> _Available data_

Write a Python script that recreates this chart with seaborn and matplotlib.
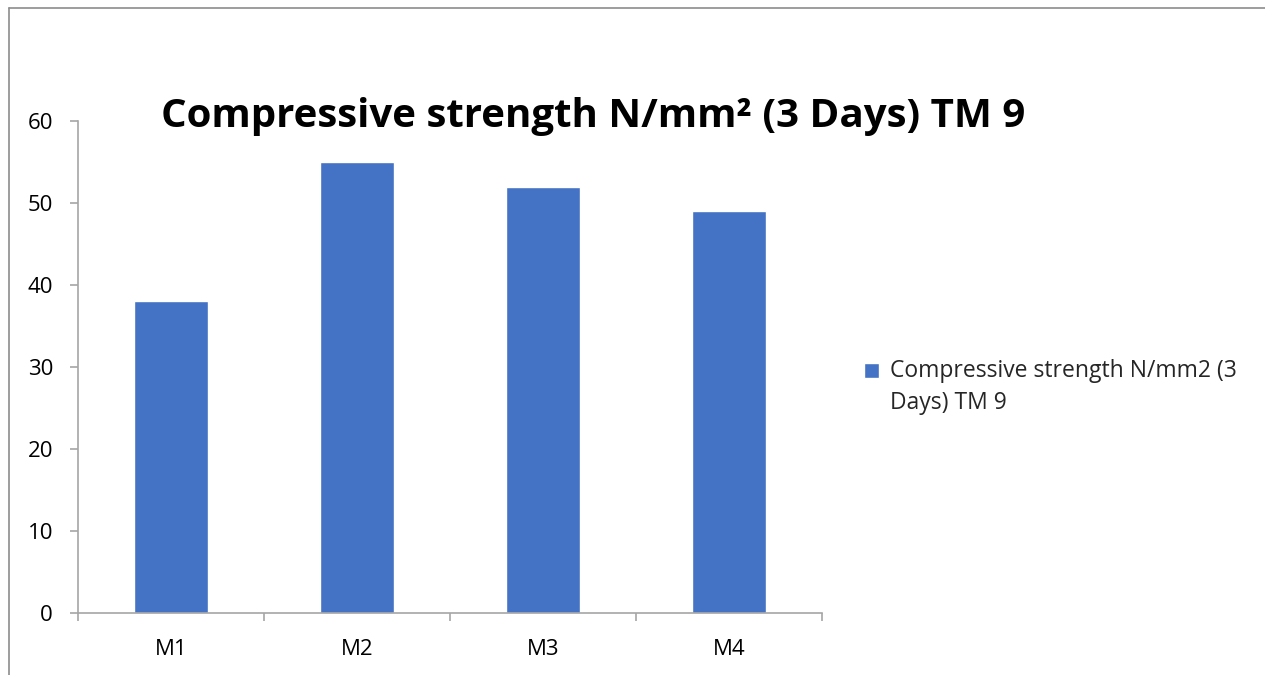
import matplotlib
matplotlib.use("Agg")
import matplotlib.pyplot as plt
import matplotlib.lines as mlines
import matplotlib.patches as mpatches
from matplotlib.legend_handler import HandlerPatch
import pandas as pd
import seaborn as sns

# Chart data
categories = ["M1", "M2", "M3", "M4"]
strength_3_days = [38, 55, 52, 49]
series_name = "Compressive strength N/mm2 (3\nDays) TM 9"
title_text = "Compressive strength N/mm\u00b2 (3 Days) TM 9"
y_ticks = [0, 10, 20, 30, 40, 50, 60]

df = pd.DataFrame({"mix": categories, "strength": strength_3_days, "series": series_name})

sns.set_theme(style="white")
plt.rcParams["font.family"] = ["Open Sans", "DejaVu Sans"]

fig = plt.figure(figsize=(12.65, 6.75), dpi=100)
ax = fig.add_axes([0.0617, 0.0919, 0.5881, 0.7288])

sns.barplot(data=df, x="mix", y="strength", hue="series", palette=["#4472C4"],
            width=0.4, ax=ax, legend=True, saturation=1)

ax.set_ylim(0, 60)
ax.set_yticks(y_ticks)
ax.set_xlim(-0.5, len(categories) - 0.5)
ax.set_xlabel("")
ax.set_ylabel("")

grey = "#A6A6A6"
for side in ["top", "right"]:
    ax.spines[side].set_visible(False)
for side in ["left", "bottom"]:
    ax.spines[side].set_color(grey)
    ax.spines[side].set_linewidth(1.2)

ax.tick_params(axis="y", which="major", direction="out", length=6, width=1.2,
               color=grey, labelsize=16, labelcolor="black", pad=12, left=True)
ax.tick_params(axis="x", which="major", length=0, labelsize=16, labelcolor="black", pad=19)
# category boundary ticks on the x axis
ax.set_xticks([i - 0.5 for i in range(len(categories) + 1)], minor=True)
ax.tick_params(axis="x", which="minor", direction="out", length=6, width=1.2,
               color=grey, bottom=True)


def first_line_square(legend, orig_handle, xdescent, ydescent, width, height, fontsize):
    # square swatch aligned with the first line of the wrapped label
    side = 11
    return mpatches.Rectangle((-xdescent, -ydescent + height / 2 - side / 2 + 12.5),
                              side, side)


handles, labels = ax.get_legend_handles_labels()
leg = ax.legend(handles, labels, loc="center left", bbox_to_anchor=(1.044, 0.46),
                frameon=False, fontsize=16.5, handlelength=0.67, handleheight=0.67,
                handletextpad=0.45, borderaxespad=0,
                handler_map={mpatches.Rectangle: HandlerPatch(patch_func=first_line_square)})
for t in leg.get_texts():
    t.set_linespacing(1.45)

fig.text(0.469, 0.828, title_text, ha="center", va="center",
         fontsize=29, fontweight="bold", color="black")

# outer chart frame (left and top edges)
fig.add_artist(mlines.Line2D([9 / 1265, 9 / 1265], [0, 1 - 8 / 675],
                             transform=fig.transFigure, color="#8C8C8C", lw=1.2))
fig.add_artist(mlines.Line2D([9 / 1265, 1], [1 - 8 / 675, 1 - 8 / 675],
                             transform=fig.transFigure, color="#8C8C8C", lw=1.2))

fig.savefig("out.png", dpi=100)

> _What you have to do_
Skip the pictures and restate exactly the lines from the beginning of the listing to the line with "import seaborn as sns", that line included.

> _Reply_
Write a Python script that recreates this chart with seaborn and matplotlib.
import matplotlib
matplotlib.use("Agg")
import matplotlib.pyplot as plt
import matplotlib.lines as mlines
import matplotlib.patches as mpatches
from matplotlib.legend_handler import HandlerPatch
import pandas as pd
import seaborn as sns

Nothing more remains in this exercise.